1. ピジン語の形成:急ごしらえのコミュニケーション
ピジン語は、異なる言語を話す人々が「とりあえず」コミュニケーションを取るために生まれる、非常に簡素化された言語です。
- 特徴:
- 限られた語彙: 必要最低限の単語しか持たず、多くは接触した支配的な言語から借用されます。
- 単純な文法: 文法規則が大幅に簡略化されており、動詞の活用や名詞の複数形といった複雑な形が失われる傾向にあります。
- 母語話者がいない: ピジン語はあくまで一時的なコミュニケーション手段であり、誰かの母語(生まれたときから自然に習得する言語)ではありません。それぞれの話者は、自分自身の母語とピジン語を使い分けます。
2. クレオール語への発展:母語としての確立
ピジン語が次の世代の子どもたちによって「母語」として習得されるようになると、その言語はクレオール語へと発展します。このプロセスは「クレオール化」や「母語化」と呼ばれます。
- 特徴:
- 語彙の拡大: 母語となることで、日常生活のあらゆる事柄を表現する必要が生じるため、語彙が急速に拡大します。
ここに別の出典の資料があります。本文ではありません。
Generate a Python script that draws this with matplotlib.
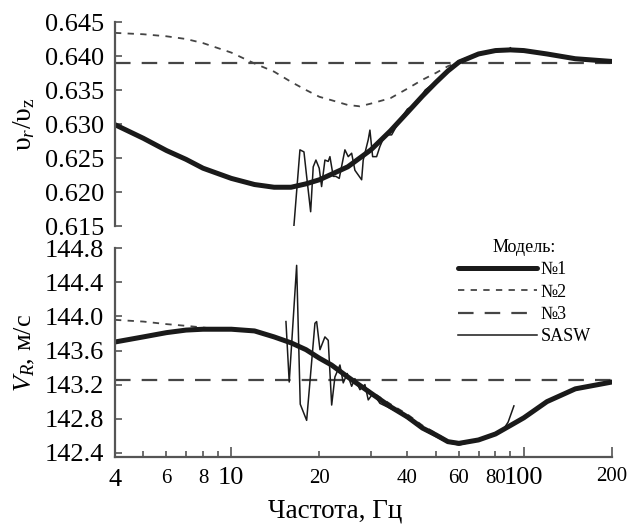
import matplotlib
matplotlib.use("Agg")
import matplotlib.pyplot as plt
from matplotlib.ticker import FormatStrFormatter

plt.rcParams['font.family'] = ['Liberation Serif', 'DejaVu Serif']
plt.rcParams['mathtext.fontset'] = 'custom'
plt.rcParams['mathtext.rm'] = 'Liberation Serif'
plt.rcParams['mathtext.it'] = 'Liberation Serif:italic'

# ---- top panel: ratio vr/vz ----
f1_top = [4, 5, 6, 7, 8, 10, 12, 14, 16, 18, 20, 25, 30, 35, 40, 45, 50, 55, 60,
          70, 80, 90, 100, 120, 150, 200]
m1_top = [0.6299, 0.6279, 0.6261, 0.6248, 0.6235, 0.6220, 0.6211, 0.6207, 0.6207,
          0.6212, 0.6218, 0.6237, 0.6262, 0.6290, 0.6317, 0.6341, 0.6361, 0.6378,
          0.6391, 0.6403, 0.6408, 0.6409, 0.6408, 0.6403, 0.6396, 0.6392]
f2_top = [4, 5, 6, 7, 8, 10, 12, 14, 16, 18, 20, 22, 25, 27.5, 30, 35, 40, 45, 50,
          55, 60, 70, 80, 90, 100, 120, 150, 200]
m2_top = [0.6434, 0.6432, 0.6429, 0.6425, 0.6419, 0.6405, 0.6389, 0.6377, 0.6362,
          0.6350, 0.6340, 0.6335, 0.6328, 0.6326, 0.6330, 0.6338, 0.6352, 0.6365,
          0.6375, 0.6385, 0.6391, 0.6403, 0.6408, 0.6409, 0.6408, 0.6403, 0.6396,
          0.6392]
m3_top = 0.6390
fs_top = [16.37, 17.16, 17.71, 18.09, 18.67, 19.05, 19.46, 19.97, 20.35, 20.89,
          21.44, 21.73, 22.30, 22.78, 23.38, 24.45, 25.10, 25.78, 26.45, 27.89,
          28.24, 29.38, 29.77, 30.41, 31.38, 32.21, 33.5, 35.32, 37.7, 40, 43, 46,
          50, 55, 60, 70, 80, 88, 90]
sasw_top = [0.6151, 0.6262, 0.6259, 0.6223, 0.6171, 0.6237, 0.6247, 0.6235, 0.6208,
            0.6247, 0.6245, 0.6252, 0.6223, 0.6223, 0.6220, 0.6262, 0.6252, 0.6257,
            0.6232, 0.6218, 0.6247, 0.6277, 0.6291, 0.6252, 0.6252, 0.6267, 0.6284,
            0.6284, 0.6306, 0.6322, 0.6330, 0.6350, 0.6362, 0.6380, 0.6393, 0.6404,
            0.6407, 0.6409, 0.6412]

# ---- bottom panel: VR, m/s ----
f1_bot = [4, 5, 6, 7, 8, 9, 10, 12, 14, 16, 18, 20, 22, 25, 30, 35, 40, 45, 50, 55,
          60, 70, 80, 90, 100, 120, 150, 200]
m1_bot = [143.70, 143.76, 143.81, 143.84, 143.85, 143.85, 143.85, 143.83, 143.76,
          143.69, 143.61, 143.51, 143.43, 143.29, 143.10, 142.94, 142.82, 142.69,
          142.61, 142.53, 142.51, 142.55, 142.62, 142.72, 142.81, 143.00, 143.15,
          143.23]
f2_bot = [4, 5, 6, 7, 8, 9, 10, 12, 14, 16, 18, 20, 22, 25, 30, 35, 40, 45, 50, 55,
          60, 70, 80, 90, 100, 120, 150, 200]
m2_bot = [143.96, 143.94, 143.91, 143.89, 143.87, 143.85, 143.85, 143.83, 143.76,
          143.69, 143.61, 143.51, 143.43, 143.29, 143.12, 142.97, 142.85, 142.72,
          142.63, 142.54, 142.51, 142.55, 142.62, 142.72, 142.81, 143.00, 143.15,
          143.23]
m3_bot = 143.25
fs_bot = [15.37, 15.77, 16.72, 17.20, 18.09, 19.31, 19.57, 20.09, 20.89, 21.44,
          22.03, 22.60, 23.51, 24.13, 24.90, 25.78, 26.45, 27.52, 28.62, 29.38,
          30.55, 32.21, 35, 38, 40, 43, 46, 50, 55, 60, 65, 70, 80, 85, 88.4, 92.5]
sasw_bot = [143.94, 143.23, 144.60, 142.97, 142.78, 143.92, 143.94, 143.61, 143.76,
            143.72, 142.96, 143.29, 143.43, 143.22, 143.33, 143.18, 143.27, 143.14,
            143.20, 143.02, 143.10, 142.98, 142.92, 142.86, 142.80, 142.73, 142.66,
            142.59, 142.52, 142.49, 142.52, 142.55, 142.63, 142.67, 142.76, 142.95]

xticks_major = [10, 100, 200]
xticks_minor = [4, 5, 6, 7, 8, 9, 20, 30, 40, 50, 60, 70, 80, 90]
minor_labels = ['4', '', '6', '', '8', '', '20', '', '40', '', '60', '', '80', '']

black = '#1a1a1a'
grey = '#454545'
spine_c = '#555555'

fig = plt.figure(figsize=(6.3, 5.24), dpi=100)
ax1 = fig.add_axes([0.1825, 0.5687, 0.7887, 0.3893])
ax2 = fig.add_axes([0.1825, 0.1279, 0.7887, 0.3982])

for ax in (ax1, ax2):
    ax.set_xscale('log')
    ax.set_xlim(4, 200)
    for s in ('top', 'right'):
        ax.spines[s].set_visible(False)
    for s in ('left', 'bottom'):
        ax.spines[s].set_color(spine_c)
        ax.spines[s].set_linewidth(1.6)
    ax.tick_params(axis='y', direction='in', length=5, width=1.2, color=spine_c,
                   labelsize=19, pad=8)

# top
ax1.plot([4, 200], [m3_top, m3_top], color=grey, lw=1.6, dashes=(7, 5))
ax1.plot(f2_top, m2_top, color=grey, lw=1.3, dashes=(3.5, 3.5))
ax1.plot(f1_top, m1_top, color=black, lw=3.6, solid_capstyle='round')
ax1.plot(fs_top, sasw_top, color=black, lw=1.1)
ax1.set_ylim(0.615, 0.645)
ax1.set_yticks([0.615, 0.620, 0.625, 0.630, 0.635, 0.640, 0.645])
ax1.yaxis.set_major_formatter(FormatStrFormatter('%.3f'))
ax1.spines['bottom'].set_visible(False)
ax1.set_xticks([])
ax1.set_xticks([], minor=True)
ax1.set_ylabel('υ$_r$/υ$_{\\mathrm{z}}$', fontsize=20)
ax1.yaxis.set_label_coords(-0.157, 0.5)

# bottom
ax2.plot([4, 200], [m3_bot, m3_bot], color=grey, lw=1.6, dashes=(7, 5), label='№3')
ax2.plot(f2_bot, m2_bot, color=grey, lw=1.3, dashes=(3.5, 3.5), label='№2')
ax2.plot(f1_bot, m1_bot, color=black, lw=3.6, solid_capstyle='round', label='№1')
ax2.plot(fs_bot, sasw_bot, color=black, lw=1.1, label='SASW')
ax2.set_ylim(142.35, 144.8)
ax2.set_yticks([142.4, 142.8, 143.2, 143.6, 144.0, 144.4, 144.8])
ax2.yaxis.set_major_formatter(FormatStrFormatter('%.1f'))
ax2.set_xticks(xticks_major, ['10', '100', '200'])
ax2.set_xticks(xticks_minor, minor_labels, minor=True)
ax2.tick_params(axis='x', which='major', direction='in', length=7, width=1.2,
                color=spine_c, labelsize=19, pad=7)
ax2.tick_params(axis='x', which='minor', direction='in', length=4, width=1.2,
                color=spine_c, labelsize=15, pad=9)
for lab in ax2.get_xticklabels():
    if lab.get_text() == '200':
        lab.set_fontsize(15)
for lab in ax2.get_xticklabels(minor=True):
    if lab.get_text() == '4':
        lab.set_fontsize(19)
ax2.set_ylabel('$V_R$, м/с', fontsize=19)
ax2.yaxis.set_label_coords(-0.157, 0.5)
ax2.set_xlabel('Частота, Гц', fontsize=19.5)
ax2.xaxis.set_label_coords(0.443, -0.2)

h, l = ax2.get_legend_handles_labels()
order = [2, 1, 0, 3]
leg = ax2.legend([h[i] for i in order], [l[i] for i in order], title='Модель:',
                 loc='upper right', bbox_to_anchor=(0.955, 0.565),
                 bbox_transform=fig.transFigure, frameon=False, fontsize=13,
                 title_fontsize=13, handlelength=4.4, handletextpad=0.2,
                 labelspacing=0.3, borderpad=0.1)

fig.savefig('out.png', dpi=100)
- 文法の複雑化と体系化: 子どもたちが言葉を習得する過程で、それまで曖昧だった文法規則が整理され、より複雑で一貫性のある文法体系が確立されます。これは、人間の脳が言語を構造化しようとする自然な働きによるものと考えられています。
- 完全な言語としての機能: クレオール語は、ピジン語のような不完全な言語ではなく、あらゆるコミュニケーションに対応できる完全な言語となります。
創作活動へのヒント
ピジン語やクレオール語の成り立ちを知ることは、ファンタジーやSF作品における架空言語の設定に深みを与えることができます。
- 異文化交流の描写: あなたの物語に、異なる種族や惑星の住人が出会う場面がある場合、彼らが最初どのようにコミュニケーションを取るかを想像してみてください。最初はシンプルな「ピジン語」のようなものが生まれ、世代を重ねるごとにそれが「クレオール語」のように発展していく様子を描写することで、物語にリアリティと奥行きが生まれます。
- 歴史的背景の反映: 物語の舞台となる社会が、かつて植民地であったり、大規模な移民を受け入れた歴史がある場合、その言語にピジン語やクレオール語のような特徴を持たせることで、過去の出来事が現在に影響を与えていることを示唆できます。
- 言語の変化の表現: 短編小説やゲームシナリオなどで、限定的な登場人物間の交流の中で生まれるごくシンプルな共通語(ピジン語的)を考案したり、大河ドラマ的な作品で数世代にわたる言語の進化(クレオール化)を描いたりすることも可能です。
まとめ:言語は生きている
ピジン語やクレオール語は、単なる「混ざり合った言葉」ではありません。それは、異なる背景を持つ人々がコミュニケーションを求め、新しい文化を築いていく中で、人間の言語能力が持つ驚くべき適応力と創造性を示しています。これらの言語は、歴史の証人であり、また、未来に向けて新しい表現を生み出し続ける生きた言語なのです。
この知識が、あなたの創作活動の一助となれば幸いです。